Phoenix went live in December last year, the tenants having constructed the model, convinced the “great and the good” that they could pull it off - and finally won the ballot that allowed stock transfer to go ahead. While the wider tenant population pondered their own future relationship with Lewisham Council, in the southern part of the borough the residents of the 5,500 tenanted properties and 800 leasehold homes in the Bankfoot, Bellingham and John Henry neighbourhoods opted to go it alone and rise in the new guise of Phoenix.

For Inspace, this provided quite a challenge since it had to ensure its systems and its people were in place in a very short space of time. Effectively it had some five weeks from securing the five-year contract to the launch of operations. Naturally, the organisation was expected to hit the ground running.

“It was a short mobilisation,” said John Ball, Phoenix’s repairs and maintenance manager. “To their credit, Inspace has done the best they could in that time and it’s gone better than what was expected for the mobilisation. It’s still evolving, there’s a few teething problems we’re working on, but that’s all part of the partnership. We talk on a daily basis and we’re meeting the challenges we face day-to-day to give the tenants the services they want. As I keep saying ‘every long journey starts with a few small steps’.”

That journey is scarcely 14 weeks old; so new, one might say the paint has barely dried on the Inspace vans’ livery. Despite its £12 million price tag, Phoenix is a small operation for the company, but still a crucial one. Eyes remain focused on Phoenix - more so than its other operational districts in Richmond, the City of London, and Hammersmith & Fulham - because not only is it working in new territory it is working with a brand new animal. This is as much a showcase for the community gateway model as it is for Inspace.

The process has been a profound culture shift for all concerned.
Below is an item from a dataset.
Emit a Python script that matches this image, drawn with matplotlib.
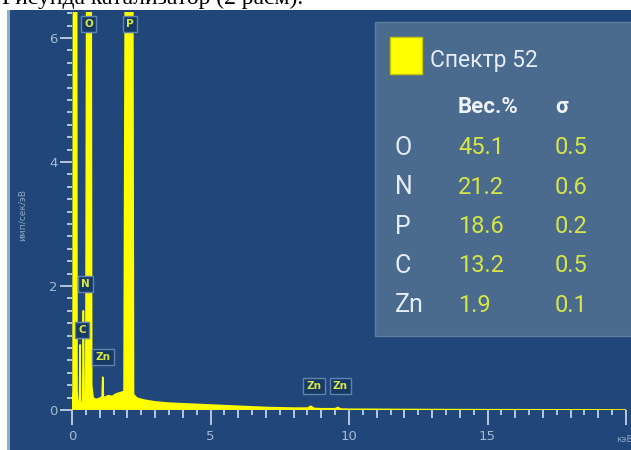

The residents are in the driving seat, gaining input into decision-making and being asked what they want, rather than given a standard ‘this is what you’re getting’ service. For Inspace, the company finds itself working in an environment that gives them a greater feel for the work; one where more information is garnered first hand from the tenants, rather than ‘number crunched’ and sanitised by the conventional process of consultation, feedback forms and KPI formulation.

“It’s early days yet,” said Simon Roberts, Inspace’s general manager on the Phoenix contract, “and the tenants I have met are keen. This is their baby and they want to ensure it works. From an Inspace perspective it’s just unique to be talking to a tenant face to face who is looking for a product, so it’s different in that way. The

information is first hand and immediate.”

From an operational basis, the work differs very little from its conventional housing association work; the striking difference comes at the oversight and managerial stage, with tenants having a direct input into strategic planning meetings. That’s a shift for all concerned.

No doubt, the greatest cultural shift has been experienced by the former Lewisham staff - housing as well as trade operatives - who TUPEd over to Inspace. Sometimes, it takes a little bit more than a change of uniform and a new employer to ‘change heads’. This cultural transformation was one of the anticipated ‘teething troubles’ expected of the new partnership once it went live.

“It is a culture change,” Simon added. “Some of them have worked for Lewisham for 40 years so that change doesn’t happen overnight. There are individuals and there are individuals. There are those that instantly took it on board and changed instantly while there are some others who’ll take a little bit longer - but they’re getting there.”

For those that need a little longer to replace the ‘Lewisham head’ with an ‘Inspace head’ - somewhat institutionalised by the old ways, as Fordham put it - their new employer and colleagues are on hand to aid their transformation. “A bit of extra mentoring, a bit of extra coaching,” as Simon added, together with toolbox talks and meetings with the tenants are helping them through.

That’s surely the essence of a partnership and given the nature of Phoenix it’s rather more than a two-way affair between the RSL and Inspace, but a threesome incorporating the tenants - all talking and thrashing out concerns to achieve the desired outcomes set by the residents themselves. It isn’t so much about eradicating problems - the world doesn’t work that way - but to team up to resolve any problems when they occur, or strive to look ahead and second guess any problems that might crop up in future - and then seek to head them off. Properly organised, many heads are better than one.

“It’s all about the tenants, isn’t it?” Simon said. “None of us would be here without them, so it’s obviously about bringing them to the fore. Phoenix isn’t a commercial entity as such, although Inspace is a commercial company and does want to make money at the end of the day. If we help it grow with the tenants, we understand more about what the tenants need, that puts us in a better position. We’re in it together. It’s a proper partnership. It’s Phoenix and Inspace joining hands and moving forward.”

Now there speaks the attitude that won the tenants their Phoenix and Inspace the contract - the only way is up.